**SET EXERCISE:** Reproduce the lines exactly, beginning with the line that has "Recreate this image" and ending with the line that has "plt.rcParams['font.family'] = ['Liberation". Images are left out.

**EXTRACTED RECORDS:**
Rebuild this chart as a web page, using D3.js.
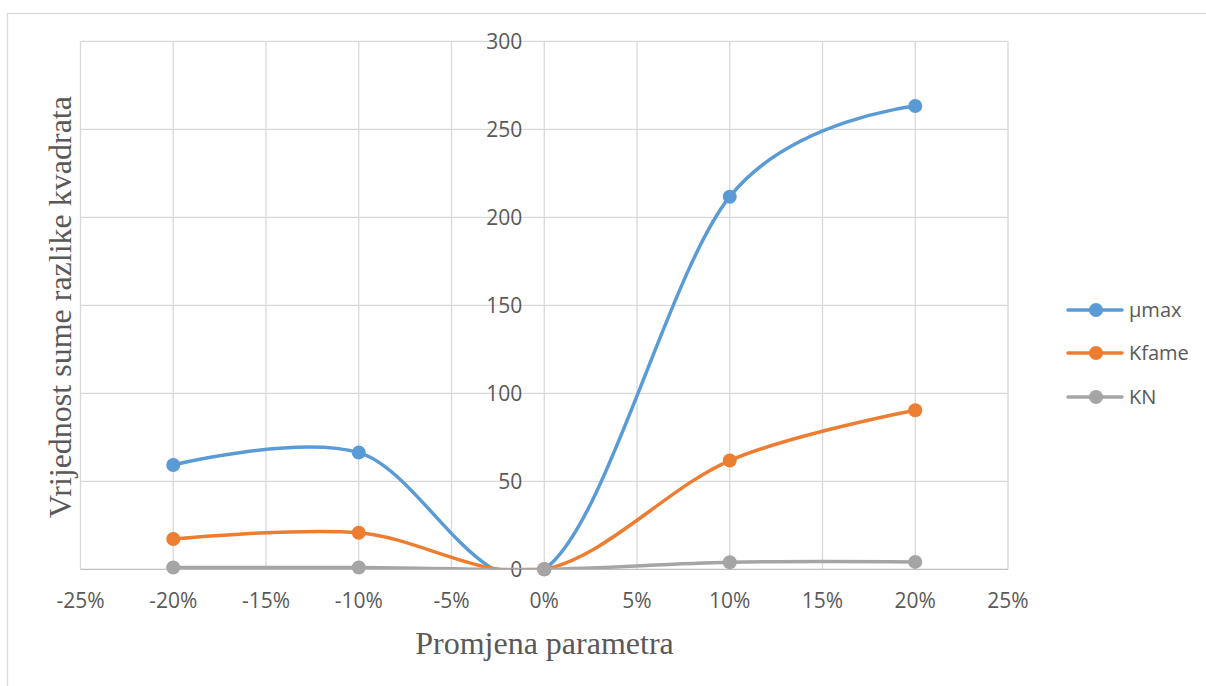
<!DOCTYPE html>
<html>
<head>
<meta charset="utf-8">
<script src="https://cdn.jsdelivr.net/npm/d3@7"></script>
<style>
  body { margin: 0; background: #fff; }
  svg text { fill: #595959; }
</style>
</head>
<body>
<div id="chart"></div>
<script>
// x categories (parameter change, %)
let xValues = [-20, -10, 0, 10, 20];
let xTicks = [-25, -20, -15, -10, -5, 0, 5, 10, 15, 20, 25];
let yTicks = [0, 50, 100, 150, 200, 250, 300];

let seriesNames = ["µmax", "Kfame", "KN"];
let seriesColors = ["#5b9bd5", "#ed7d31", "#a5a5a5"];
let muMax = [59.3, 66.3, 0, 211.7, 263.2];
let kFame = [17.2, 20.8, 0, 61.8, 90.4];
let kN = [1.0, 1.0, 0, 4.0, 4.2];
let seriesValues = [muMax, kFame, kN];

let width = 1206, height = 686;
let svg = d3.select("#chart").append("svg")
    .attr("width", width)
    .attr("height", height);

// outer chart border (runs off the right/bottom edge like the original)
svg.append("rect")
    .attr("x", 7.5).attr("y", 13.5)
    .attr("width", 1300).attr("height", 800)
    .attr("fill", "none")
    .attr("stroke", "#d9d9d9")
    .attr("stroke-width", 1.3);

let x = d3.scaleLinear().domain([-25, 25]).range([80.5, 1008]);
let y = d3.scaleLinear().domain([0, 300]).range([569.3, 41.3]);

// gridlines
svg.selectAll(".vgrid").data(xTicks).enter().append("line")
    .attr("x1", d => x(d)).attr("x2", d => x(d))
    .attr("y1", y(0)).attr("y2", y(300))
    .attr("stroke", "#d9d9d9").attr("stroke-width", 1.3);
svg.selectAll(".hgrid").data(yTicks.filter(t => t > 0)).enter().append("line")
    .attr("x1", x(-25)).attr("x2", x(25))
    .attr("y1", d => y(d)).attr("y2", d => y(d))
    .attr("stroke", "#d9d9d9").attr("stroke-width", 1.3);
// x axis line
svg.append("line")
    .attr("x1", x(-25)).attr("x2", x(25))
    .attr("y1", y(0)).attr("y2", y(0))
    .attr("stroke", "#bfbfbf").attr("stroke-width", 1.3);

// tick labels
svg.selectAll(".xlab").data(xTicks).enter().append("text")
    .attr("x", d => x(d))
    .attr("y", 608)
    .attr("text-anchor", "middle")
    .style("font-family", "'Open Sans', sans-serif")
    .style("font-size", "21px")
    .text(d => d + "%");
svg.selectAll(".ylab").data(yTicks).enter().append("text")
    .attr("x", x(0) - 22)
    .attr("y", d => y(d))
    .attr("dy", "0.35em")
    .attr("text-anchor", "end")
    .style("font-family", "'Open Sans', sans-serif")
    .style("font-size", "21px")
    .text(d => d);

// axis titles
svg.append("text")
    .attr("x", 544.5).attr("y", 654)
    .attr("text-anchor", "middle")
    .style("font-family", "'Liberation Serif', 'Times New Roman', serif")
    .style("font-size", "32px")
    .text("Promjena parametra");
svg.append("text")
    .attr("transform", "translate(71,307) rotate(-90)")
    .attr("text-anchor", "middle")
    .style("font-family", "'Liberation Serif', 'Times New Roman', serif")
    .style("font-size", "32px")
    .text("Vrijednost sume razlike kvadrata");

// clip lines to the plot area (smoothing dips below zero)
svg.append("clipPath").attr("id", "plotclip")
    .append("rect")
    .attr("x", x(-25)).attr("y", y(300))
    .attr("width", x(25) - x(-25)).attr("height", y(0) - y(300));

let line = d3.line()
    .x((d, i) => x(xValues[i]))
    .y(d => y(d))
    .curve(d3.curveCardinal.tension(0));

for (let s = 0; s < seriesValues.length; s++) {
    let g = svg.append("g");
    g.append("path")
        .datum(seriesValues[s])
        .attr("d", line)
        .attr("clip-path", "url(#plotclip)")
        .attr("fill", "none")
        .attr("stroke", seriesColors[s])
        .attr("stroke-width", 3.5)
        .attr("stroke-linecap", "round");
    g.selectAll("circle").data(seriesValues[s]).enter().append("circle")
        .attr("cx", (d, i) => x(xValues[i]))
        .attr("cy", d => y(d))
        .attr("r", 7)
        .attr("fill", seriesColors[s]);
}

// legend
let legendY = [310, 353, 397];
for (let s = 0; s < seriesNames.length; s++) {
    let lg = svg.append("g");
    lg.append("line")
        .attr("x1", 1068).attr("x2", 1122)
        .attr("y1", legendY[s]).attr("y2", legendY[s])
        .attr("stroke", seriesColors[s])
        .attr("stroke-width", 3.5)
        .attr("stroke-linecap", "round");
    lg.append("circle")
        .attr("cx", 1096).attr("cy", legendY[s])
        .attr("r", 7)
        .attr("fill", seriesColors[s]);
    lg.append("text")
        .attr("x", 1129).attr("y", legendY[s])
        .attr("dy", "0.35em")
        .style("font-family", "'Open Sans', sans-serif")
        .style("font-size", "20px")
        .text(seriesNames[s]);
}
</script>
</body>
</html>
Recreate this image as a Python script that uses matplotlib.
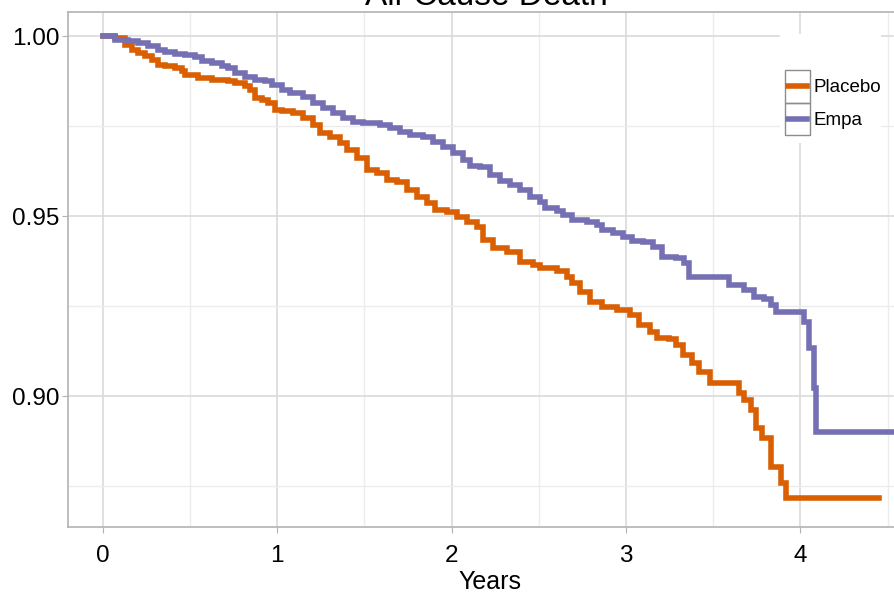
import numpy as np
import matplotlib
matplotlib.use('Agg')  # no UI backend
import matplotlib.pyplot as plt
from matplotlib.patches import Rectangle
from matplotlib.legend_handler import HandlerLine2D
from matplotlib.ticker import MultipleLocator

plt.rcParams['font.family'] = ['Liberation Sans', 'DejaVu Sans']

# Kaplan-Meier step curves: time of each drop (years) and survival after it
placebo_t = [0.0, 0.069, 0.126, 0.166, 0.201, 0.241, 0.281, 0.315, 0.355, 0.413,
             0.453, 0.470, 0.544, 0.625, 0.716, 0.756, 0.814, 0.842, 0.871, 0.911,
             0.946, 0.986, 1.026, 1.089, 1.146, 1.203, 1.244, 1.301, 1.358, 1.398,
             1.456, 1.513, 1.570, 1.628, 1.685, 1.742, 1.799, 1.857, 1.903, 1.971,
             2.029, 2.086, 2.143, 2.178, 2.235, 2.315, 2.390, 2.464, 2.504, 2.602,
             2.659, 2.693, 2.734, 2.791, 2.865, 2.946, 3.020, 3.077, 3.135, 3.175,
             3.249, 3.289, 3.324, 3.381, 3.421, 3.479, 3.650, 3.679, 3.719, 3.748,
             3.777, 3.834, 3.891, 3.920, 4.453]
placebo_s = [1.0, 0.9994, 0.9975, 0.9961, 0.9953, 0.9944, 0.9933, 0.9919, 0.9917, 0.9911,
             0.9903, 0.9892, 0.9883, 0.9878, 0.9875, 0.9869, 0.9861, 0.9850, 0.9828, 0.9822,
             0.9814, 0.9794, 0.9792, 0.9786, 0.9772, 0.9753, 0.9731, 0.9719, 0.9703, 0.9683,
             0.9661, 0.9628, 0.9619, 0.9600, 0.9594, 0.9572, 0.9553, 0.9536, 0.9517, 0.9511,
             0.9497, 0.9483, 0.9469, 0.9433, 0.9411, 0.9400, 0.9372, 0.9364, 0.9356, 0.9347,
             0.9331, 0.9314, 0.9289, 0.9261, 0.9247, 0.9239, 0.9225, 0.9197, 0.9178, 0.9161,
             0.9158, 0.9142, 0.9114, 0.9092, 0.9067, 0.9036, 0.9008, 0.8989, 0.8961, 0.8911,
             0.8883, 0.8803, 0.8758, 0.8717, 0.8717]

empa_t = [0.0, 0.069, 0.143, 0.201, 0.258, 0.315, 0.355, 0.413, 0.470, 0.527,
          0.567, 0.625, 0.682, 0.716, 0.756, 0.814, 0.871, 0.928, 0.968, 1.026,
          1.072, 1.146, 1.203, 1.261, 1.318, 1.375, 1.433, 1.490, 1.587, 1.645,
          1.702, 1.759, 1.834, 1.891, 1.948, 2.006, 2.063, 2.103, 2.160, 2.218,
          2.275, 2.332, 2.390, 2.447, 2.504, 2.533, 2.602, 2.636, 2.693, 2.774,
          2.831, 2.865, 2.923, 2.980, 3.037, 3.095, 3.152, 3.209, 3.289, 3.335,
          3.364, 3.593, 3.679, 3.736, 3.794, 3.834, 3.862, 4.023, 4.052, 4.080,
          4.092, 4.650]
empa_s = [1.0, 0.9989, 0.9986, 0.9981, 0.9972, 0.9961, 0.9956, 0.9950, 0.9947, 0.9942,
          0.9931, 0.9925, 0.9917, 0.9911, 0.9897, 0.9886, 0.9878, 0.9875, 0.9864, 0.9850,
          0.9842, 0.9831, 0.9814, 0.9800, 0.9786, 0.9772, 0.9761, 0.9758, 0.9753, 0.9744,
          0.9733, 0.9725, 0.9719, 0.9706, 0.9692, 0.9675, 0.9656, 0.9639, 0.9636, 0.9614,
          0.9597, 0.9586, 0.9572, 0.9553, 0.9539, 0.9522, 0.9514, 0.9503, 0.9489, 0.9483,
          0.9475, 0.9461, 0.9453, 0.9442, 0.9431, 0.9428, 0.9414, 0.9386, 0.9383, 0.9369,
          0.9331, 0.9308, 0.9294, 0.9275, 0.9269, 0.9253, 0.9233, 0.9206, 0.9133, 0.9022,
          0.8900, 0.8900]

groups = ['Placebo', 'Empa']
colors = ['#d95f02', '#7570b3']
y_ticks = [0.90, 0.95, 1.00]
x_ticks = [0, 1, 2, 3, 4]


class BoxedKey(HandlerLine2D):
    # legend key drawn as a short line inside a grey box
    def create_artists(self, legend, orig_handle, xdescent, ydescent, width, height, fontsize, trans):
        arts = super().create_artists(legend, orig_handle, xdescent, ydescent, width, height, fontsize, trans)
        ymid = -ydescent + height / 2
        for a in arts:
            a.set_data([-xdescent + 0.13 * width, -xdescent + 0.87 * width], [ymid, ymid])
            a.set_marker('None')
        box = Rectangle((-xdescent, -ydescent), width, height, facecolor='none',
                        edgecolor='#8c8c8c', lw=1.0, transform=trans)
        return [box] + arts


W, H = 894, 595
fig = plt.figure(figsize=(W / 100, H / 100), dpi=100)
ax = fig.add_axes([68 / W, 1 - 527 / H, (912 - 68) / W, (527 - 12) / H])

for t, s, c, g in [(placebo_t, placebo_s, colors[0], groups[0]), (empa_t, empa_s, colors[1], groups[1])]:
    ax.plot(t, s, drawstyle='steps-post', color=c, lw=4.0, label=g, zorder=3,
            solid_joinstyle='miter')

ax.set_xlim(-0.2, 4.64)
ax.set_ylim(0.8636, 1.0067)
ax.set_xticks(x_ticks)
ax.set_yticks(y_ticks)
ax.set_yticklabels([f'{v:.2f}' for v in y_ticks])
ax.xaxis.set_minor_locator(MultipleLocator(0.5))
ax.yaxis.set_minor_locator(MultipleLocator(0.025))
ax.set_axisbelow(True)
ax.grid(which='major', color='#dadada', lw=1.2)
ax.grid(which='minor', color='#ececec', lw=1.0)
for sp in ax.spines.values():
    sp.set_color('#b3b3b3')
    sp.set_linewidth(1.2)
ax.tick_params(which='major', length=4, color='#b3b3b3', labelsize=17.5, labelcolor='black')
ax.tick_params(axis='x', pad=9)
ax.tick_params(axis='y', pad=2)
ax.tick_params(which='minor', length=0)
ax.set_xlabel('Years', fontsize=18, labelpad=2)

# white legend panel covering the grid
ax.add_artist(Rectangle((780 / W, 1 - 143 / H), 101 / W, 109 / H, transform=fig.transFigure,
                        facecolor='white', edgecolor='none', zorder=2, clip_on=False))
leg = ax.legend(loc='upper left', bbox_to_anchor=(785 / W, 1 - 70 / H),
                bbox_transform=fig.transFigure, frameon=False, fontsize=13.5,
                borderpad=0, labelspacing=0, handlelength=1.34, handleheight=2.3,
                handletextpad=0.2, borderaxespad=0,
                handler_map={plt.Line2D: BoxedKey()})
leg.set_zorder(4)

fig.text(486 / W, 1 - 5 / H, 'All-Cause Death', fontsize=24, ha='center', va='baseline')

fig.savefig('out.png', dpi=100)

**FULL ANSWER:**
Recreate this image as a Python script that uses matplotlib.
import numpy as np
import matplotlib
matplotlib.use('Agg')  # no UI backend
import matplotlib.pyplot as plt
from matplotlib.patches import Rectangle
from matplotlib.legend_handler import HandlerLine2D
from matplotlib.ticker import MultipleLocator

plt.rcParams['font.family'] = ['Liberation Sans', 'DejaVu Sans']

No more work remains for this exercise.